Extracted records:
★ ★ ★ ★ ★ ★ ★

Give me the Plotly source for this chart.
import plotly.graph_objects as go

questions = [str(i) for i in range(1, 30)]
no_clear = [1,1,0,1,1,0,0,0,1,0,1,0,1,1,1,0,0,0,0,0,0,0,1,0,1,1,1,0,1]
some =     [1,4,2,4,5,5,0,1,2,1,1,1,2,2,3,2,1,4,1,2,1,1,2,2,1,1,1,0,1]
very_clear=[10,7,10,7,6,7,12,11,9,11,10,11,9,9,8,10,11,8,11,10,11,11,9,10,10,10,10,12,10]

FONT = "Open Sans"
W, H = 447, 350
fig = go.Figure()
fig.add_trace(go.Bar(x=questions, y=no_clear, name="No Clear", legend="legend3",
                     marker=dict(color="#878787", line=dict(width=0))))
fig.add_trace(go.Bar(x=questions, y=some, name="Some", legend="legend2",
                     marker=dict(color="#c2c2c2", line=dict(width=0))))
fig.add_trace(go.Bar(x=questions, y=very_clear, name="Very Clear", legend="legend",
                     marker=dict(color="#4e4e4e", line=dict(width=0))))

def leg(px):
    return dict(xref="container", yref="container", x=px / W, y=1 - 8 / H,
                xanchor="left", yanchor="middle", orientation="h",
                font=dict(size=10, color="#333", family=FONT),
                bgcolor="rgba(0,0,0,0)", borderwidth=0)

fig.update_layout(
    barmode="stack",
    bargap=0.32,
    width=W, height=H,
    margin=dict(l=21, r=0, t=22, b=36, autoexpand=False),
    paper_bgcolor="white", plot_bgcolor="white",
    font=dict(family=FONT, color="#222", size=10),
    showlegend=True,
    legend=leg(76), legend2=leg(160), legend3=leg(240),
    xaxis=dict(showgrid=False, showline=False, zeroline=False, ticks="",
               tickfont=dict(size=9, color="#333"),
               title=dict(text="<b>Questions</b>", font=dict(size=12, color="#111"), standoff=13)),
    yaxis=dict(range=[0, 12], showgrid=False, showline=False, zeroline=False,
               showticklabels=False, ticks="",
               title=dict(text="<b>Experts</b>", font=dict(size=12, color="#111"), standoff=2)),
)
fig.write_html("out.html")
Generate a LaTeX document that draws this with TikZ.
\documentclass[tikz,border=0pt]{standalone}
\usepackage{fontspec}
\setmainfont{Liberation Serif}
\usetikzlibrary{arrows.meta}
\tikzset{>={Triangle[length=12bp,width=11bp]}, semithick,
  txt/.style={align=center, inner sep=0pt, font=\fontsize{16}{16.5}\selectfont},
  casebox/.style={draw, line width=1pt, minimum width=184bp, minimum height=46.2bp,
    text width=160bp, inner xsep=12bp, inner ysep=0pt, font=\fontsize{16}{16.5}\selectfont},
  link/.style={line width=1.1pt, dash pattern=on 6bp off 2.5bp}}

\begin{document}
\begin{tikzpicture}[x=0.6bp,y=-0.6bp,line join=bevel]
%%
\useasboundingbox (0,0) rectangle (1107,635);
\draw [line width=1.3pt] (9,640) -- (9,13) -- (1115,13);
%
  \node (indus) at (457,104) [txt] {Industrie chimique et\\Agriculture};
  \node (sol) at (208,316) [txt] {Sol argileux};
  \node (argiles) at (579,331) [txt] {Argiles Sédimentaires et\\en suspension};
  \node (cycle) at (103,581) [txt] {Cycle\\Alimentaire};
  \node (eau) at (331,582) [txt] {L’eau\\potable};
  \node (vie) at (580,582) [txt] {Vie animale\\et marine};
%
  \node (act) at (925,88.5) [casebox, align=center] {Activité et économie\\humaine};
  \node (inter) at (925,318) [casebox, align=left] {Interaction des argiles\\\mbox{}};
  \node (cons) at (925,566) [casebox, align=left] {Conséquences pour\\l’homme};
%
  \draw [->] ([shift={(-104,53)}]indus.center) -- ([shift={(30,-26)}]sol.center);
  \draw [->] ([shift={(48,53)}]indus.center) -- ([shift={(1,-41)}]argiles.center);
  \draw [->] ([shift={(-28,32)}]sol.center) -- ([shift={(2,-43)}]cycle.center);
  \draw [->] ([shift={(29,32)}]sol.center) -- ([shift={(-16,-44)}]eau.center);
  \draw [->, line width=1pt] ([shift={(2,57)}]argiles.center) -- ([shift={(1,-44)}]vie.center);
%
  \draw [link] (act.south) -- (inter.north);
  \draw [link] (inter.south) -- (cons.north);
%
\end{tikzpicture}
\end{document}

★ ★ ★ ★ ★ ★ ★

TASK DIRECTIONS:
Write out, unaltered, the lines from the opening of the listing through the line that includes "import plotly.graph_objects as go".

THE SOLUTION:
Give me the Plotly source for this chart.
import plotly.graph_objects as go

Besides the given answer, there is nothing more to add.